We extend our sincere appreciation to Solution Tree for creating and maintaining AllThingsPLC. We believe the site offers a rich resource to those looking for ways to deepen their understanding of this model of school improvement. We also believe it is consistent with the collaborative and collective effort to acquire and share knowledge that is so much a part of the PLC process. We look forward to learning with and from you as we respond to your questions and comments, post entries to support your work, recognize your successes, and engage in ongoing dialogue related to building and sustaining PLCs.Our hope is that educators at all levels will frequently visit this blog to get questions answered, give and receive support, network with colleagues from around the world, and celebrate PLC progress in their own settings. Thank you for being a part in this new venture!
What’s a PLC?
It has been interesting to observe the growing popularity of the term professional learning community. In fact, the term has become so commonplace and has been used so ambiguously to describe virtually any loose coupling of individuals who share a common interest in education, it is in danger of losing all meaning. As our friend Michael Fullan concludes, “Terms travel easily, but the concepts underlying those terms often do not.” This lack of precision represents a very real obstacle to implementing PLC concepts. If you hope to become proficient in building PLCs, you must first develop clarity regarding what the term represents. Therefore, we have opted to devote this first entry to clarifying the term professional learning community (PLC).
Professional Learning Communities are educators committed to working collaboratively in ongoing processes of collective inquiry and action research in order to achieve better results for the students they serve. PLCs operate under the assumption that the key to improved learning for students is continuous, job-embedded learning for educators.
PLCs Maintain a Relentless Focus on Learning
The very essence of a learning community is a focus on and a commitment to the learning of each student. When a school or district functions as a PLC, educators within the organization embrace high levels of learning for all students as both the reason the organization exists and the fundamental responsibility of those who work within it. In order to achieve this purpose, the members of a PLC create and are guided by a clear and compelling vision of what the organization must become in order to help all students learn. They make collective commitments clarifying what each member will do to create such an organization, and they use results-oriented goals to mark their progress.

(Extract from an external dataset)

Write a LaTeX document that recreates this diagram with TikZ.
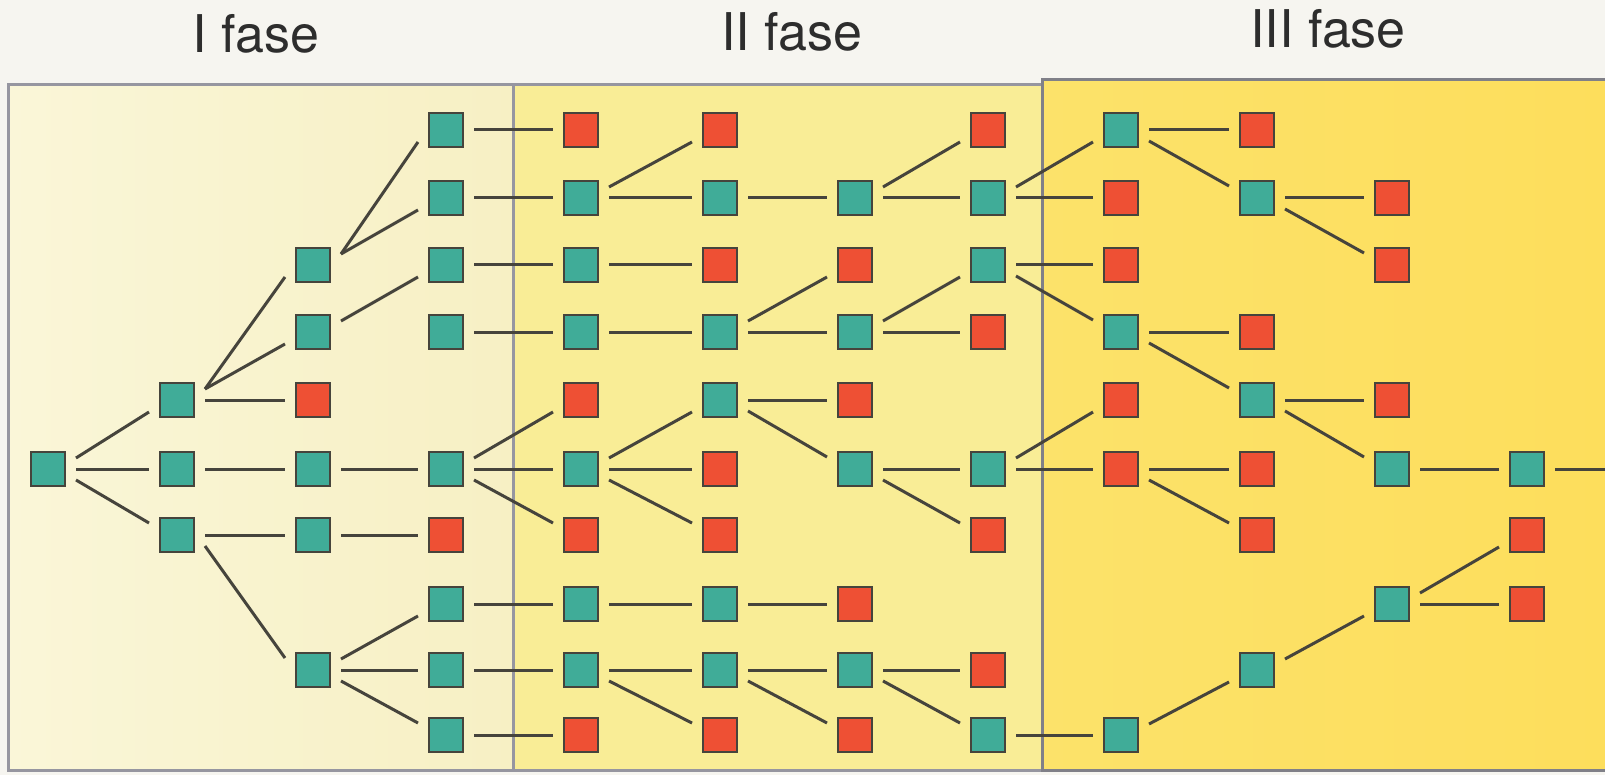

Members work together to clarify exactly what each student must learn, to monitor each student’s learning on a timely basis, to provide systematic interventions that ensure students receive additional time and support for learning when they struggle, and to extend and enrich learning when students have already mastered the intended outcomes.
A corollary assumption is that if the organization is to become more effective in helping all students learn, the adults in the organization must also be continually learning. Therefore, structures are created to ensure staff members engage in job-embedded learning as part of their routine work practices.
There is no ambiguity or hedging regarding this commitment to learning. Whereas many schools operate as if their primary purpose is to see to it that children are taught, professional learning communities are dedicated to the idea that their organization exists to ensure that all students learn essential knowledge, skills, and dispositions. All the other characteristics of a PLC flow directly from this seismic shift in assumptions about the purpose of the school.
Andy Hargreaves once wrote: “A professional learning community is an ethos that infuses every single aspect of a school’s operation. When a school becomes a professional learning community, everything in the school looks different than it did before.” We concur, and we also contend that once a staff truly embraces the premise that the very reason the school exists is to ensure high levels of learning for all students, decisions about what must be done (and equally important, what must no longer be done) become more clear.